Palestinian envoy hails solidarity with Nicaragua, to Israel’s chagrin

MANAGUA – The Palestinian ambassador in Managua, Walid Ibrahim Muaqqat, applauded the Nicaraguan government´s criticism of Israel´s military attack in the Gaza Strip. The Israeli Ambassador Ehud Moshe Eitam called for more balanced dialogue on the subject.

In a statement last week, the Nicaraguan government pushed for a halt of what it called Israel´s “criminal acts” in Gaza.

Speaking Friday to the press at a Managua university, Ambassador Muaqqat thanked President Daniel Ortega and also demanded an end to Israel´s raid, which by then had left 430 Palestinians dead, newswire EFE reported.

The attack started after Hamas began launching rockets against southern Israeli towns following an end last month to its six-month truce with Israel.

Yesterday, the ninth day of hostilities, the Palestinian death toll reached about 500, following a push Saturday night by Israel´s ground forces into Gaza, the Associated Press reported.

Muaqqat said the incursion was not “a war” with Hamas, but rather “a massacre, an act of genocide.”

Israel´s Ambassador Eitam, for his part, said Nicaragua´s statements signaled an “unfortunate” bias.

“I´ve never heard President Ortega ever criticize or call on Hamas … not to attack Israel,” the Israeli diplomat told Nicaraguan daily La Prensa.

“When (Ortega) criticizes just one side, especially when he criticizes Israel, he doesn´t have the positive impact … that I believe he wants to have. He should be much more balanced,” Eitam said.

Venezuela´s government, a close Nicaraguan ally, also called Israel´s acts “criminal,” while other Latin American nations, including members of the Common Market of the South, expressed “concern and repudiation toward the spiral of violence and intimidation taking place in the Gaza Strip,” according to news agency MercoPress.
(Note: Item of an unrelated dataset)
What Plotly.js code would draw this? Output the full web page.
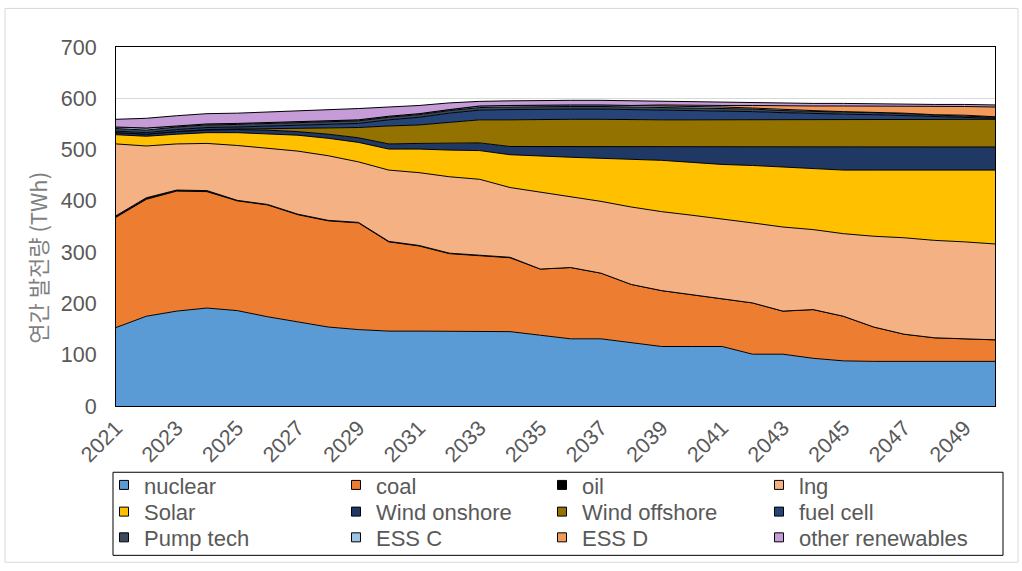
<!DOCTYPE html>
<html>
<head>
<meta charset="utf-8">
<script src="https://cdn.plot.ly/plotly-3.0.1.min.js"></script>
<style>
  html, body { margin: 0; padding: 0; background: #ffffff; }
  #chart { width: 1022px; height: 571px; }
</style>
</head>
<body>
<div id="chart"></div>
<script>
// Annual generation by source, TWh
const years = [2021, 2022, 2023, 2024, 2025, 2026, 2027, 2028, 2029, 2030,
               2031, 2032, 2033, 2034, 2035, 2036, 2037, 2038, 2039, 2040,
               2041, 2042, 2043, 2044, 2045, 2046, 2047, 2048, 2049, 2050];

const nuclear = [153, 175, 185, 191, 186, 174, 164, 154, 149, 146,
                 146, 146, 145, 145, 138, 131, 131, 124, 116, 116,
                 116, 101, 101, 93, 88, 87, 87, 87, 87, 87];
const coal = [215, 228, 234, 227, 214, 218, 209, 207, 208, 174,
              166, 151, 148, 144, 129, 139, 128, 113, 109, 101,
              94, 100, 84, 95, 87, 67, 53, 46, 44, 42];
const oil = [3, 3, 2, 2, 1, 1, 1, 1, 1, 1,
             1, 1, 1, 1, 0, 0, 0, 0, 0, 0,
             0, 0, 0, 0, 0, 0, 0, 0, 0, 0];
const lng = [140, 101, 90, 92, 107, 110, 123, 126, 118, 139,
             142, 149, 148, 136, 150, 137, 140, 151, 154, 155,
             155, 156, 164, 156, 161, 177, 188, 190, 189, 187];
const solar = [18, 19, 19, 21, 25, 28, 31, 34, 38, 41,
               46, 52, 56, 64, 70, 78, 84, 93, 100, 103,
               106, 112, 117, 119, 124, 129, 132, 137, 140, 144];
const windOnshore = [4, 4, 5, 5, 6, 7, 7, 8, 9, 10,
                     11, 13, 15, 16, 19, 21, 23, 25, 27, 30,
                     34, 36, 39, 42, 45, 45, 45, 45, 45, 45];
const windOffshore = [0, 0, 0, 1, 1, 3, 7, 12, 20, 35,
                      36, 41, 45, 52, 53, 53, 53, 52, 52, 53,
                      53, 53, 53, 53, 53, 53, 53, 53, 54, 54];
const fuelCell = [3, 3, 4, 4, 4, 5, 5, 7, 8, 12,
                  15, 18, 19, 20, 20, 20, 20, 20, 20, 19,
                  18, 16, 14, 12, 11, 10, 8, 6, 4, 2];
const pumpTech = [5, 5, 5, 5, 5, 5, 5, 5, 5, 5,
                  5, 5, 5, 5, 5, 5, 5, 5, 5, 5,
                  5, 5, 4, 4, 4, 4, 4, 3, 3, 2];
const essC = [3, 4, 2, 2, 2, 2, 2, 2, 2, 2,
              2, 2, 3, 3, 3, 3, 3, 3, 3, 2,
              2, 2, 2, 2, 1, 1, 1, 1, 1, 1];
const essD = [0, 0, 0, 0, 0, 0, 0, 0, 0, 0,
              0, 0, 0, 0, 0, 0, 0, 0, 1, 2,
              3, 5, 7, 9, 11, 12, 14, 16, 17, 19];
const otherRenewables = [15, 19, 20, 20, 20, 20, 21, 22, 22, 18,
                         16, 13, 9, 9, 9, 9, 9, 9, 7, 7,
                         6, 5, 6, 5, 5, 4, 4, 4, 4, 4];

const seriesNames = ['nuclear', 'coal', 'oil', 'lng', 'Solar', 'Wind onshore',
                     'Wind offshore', 'fuel cell', 'Pump tech', 'ESS C', 'ESS D',
                     'other renewables'];
const seriesValues = [nuclear, coal, oil, lng, solar, windOnshore, windOffshore,
                      fuelCell, pumpTech, essC, essD, otherRenewables];
const seriesColors = ['#5B9BD5', '#ED7D31', '#000000', '#F4B183', '#FFC000', '#1F3864',
                      '#947200', '#264478', '#3B4A5E', '#9DC3E6', '#F29A5A', '#C59BD8'];

const yTicks = [0, 100, 200, 300, 400, 500, 600, 700];
const xTicks = years.filter((y, i) => i % 2 === 0);
const yTitle = '연간 발전량 (TWh)';

// plot-area frame in pixels, for placing paper-referenced items
const PL = 116, PR = 995, PT = 47, PB = 410;
const toPX = x => (x - PL) / (PR - PL);
const toPY = y => (PB - y) / (PB - PT);

const gray = '#595959';
const baseFont = 'Liberation Sans, Arial, sans-serif';

const traces = seriesValues.map((vals, i) => ({
  x: years,
  y: vals,
  type: 'scatter',
  mode: 'lines',
  stackgroup: 'gen',
  fill: 'tonexty',
  fillcolor: seriesColors[i],
  line: { color: '#000000', width: 1 },
  name: seriesNames[i],
  showlegend: false
}));

// legend swatches: one single-entry legend per grid cell (4 columns x 3 rows)
const legendColX = [104, 336, 542, 759];
const legendRowY = [490, 517, 543];
const layoutLegends = {};
seriesNames.forEach((name, i) => {
  const key = i === 0 ? 'legend' : 'legend' + (i + 1);
  traces.push({
    x: [null], y: [null],
    type: 'scatter', mode: 'markers',
    marker: { symbol: 'square', size: 9, color: seriesColors[i], line: { color: '#000000', width: 1 } },
    name: name,
    legend: key,
    showlegend: true,
    hoverinfo: 'skip'
  });
  layoutLegends[key] = {
    x: toPX(legendColX[i % 4]),
    y: toPY(legendRowY[Math.floor(i / 4)]),
    xanchor: 'left', yanchor: 'middle',
    bgcolor: 'rgba(0,0,0,0)', borderwidth: 0,
    font: { family: baseFont, size: 22, color: gray },
    itemclick: false, itemdoubleclick: false
  };
});

const layout = Object.assign({
  width: 1022,
  height: 571,
  margin: { l: PL, r: 1022 - PR, t: PT, b: 571 - PB, pad: 0 },
  paper_bgcolor: '#ffffff',
  plot_bgcolor: '#ffffff',
  font: { family: baseFont, size: 21, color: gray },
  xaxis: {
    type: 'linear',
    range: [years[0], years[years.length - 1]],
    tickvals: xTicks,
    ticktext: xTicks.map(String),
    tickangle: -45,
    ticks: '',
    showgrid: false,
    zeroline: false,
    showline: true, mirror: true, linecolor: '#000000', linewidth: 1,
    tickfont: { family: baseFont, size: 21.5, color: gray }
  },
  yaxis: {
    range: [0, 700],
    tickvals: yTicks,
    ticks: '',
    showgrid: true, gridcolor: '#D9D9D9', gridwidth: 1,
    zeroline: false,
    showline: true, mirror: true, linecolor: '#000000', linewidth: 1,
    ticklabelstandoff: 14,
    tickfont: { family: baseFont, size: 21.5, color: gray }
  },
  annotations: [{
    text: yTitle,
    xref: 'paper', yref: 'paper',
    x: toPX(37), y: toPY(260),
    xanchor: 'center', yanchor: 'middle',
    textangle: -90,
    showarrow: false,
    font: { family: 'Noto Sans CJK KR, sans-serif', size: 22, color: '#7F7F7F' }
  }],
  shapes: [
    { type: 'rect', xref: 'paper', yref: 'paper',
      x0: toPX(113), x1: toPX(1003), y0: toPY(477), y1: toPY(561),
      line: { color: '#000000', width: 1 }, fillcolor: 'rgba(0,0,0,0)', layer: 'below' },
    { type: 'rect', xref: 'paper', yref: 'paper',
      x0: toPX(5), x1: toPX(1018), y0: toPY(8), y1: toPY(568),
      line: { color: '#D9D9D9', width: 1 }, fillcolor: 'rgba(0,0,0,0)', layer: 'below' }
  ],
  hovermode: false
}, layoutLegends);

Plotly.newPlot('chart', traces, layout, { displayModeBar: false, staticPlot: true });
</script>
</body>
</html>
The U.S. State Department announced yesterday that Secretary of State Condoleezza Rice has canceled her planned trip to China “due to the events in the Middle East,” Reuters reported. It was not clear, however, whether Rice would visit the conflicted region.

On Saturday, a U.S. State Department spokesman said the United States was working toward a cease-fire “as soon as possible” but did not call for an immediate end to the hostilities, according to Reuters.

However, efforts toward global common ground around a truce failed in the United Nations, with the United States blocking any resolution that could come out of the late Saturday Security Council meeting.

Deputy U.S. Ambassador to the United Nations Alejandro Wolff said the United States believes there is no clear sign that Hamas would halt their rocket attacks against Israel.

“We´re not going to equate the actions of Israel, a member state of the United Nations, with the actions of the terrorist group Hamas; there is no equivalence there,” Wolff said, according to U.S. television channel CBS News´ Web site.

U.N. General Assembly President Miguel d´Escoto, a Nicaraguan Sandinista priest, chided the Security Council, calling its failure to act swiftly a “monstrosity,” the TV channel reported.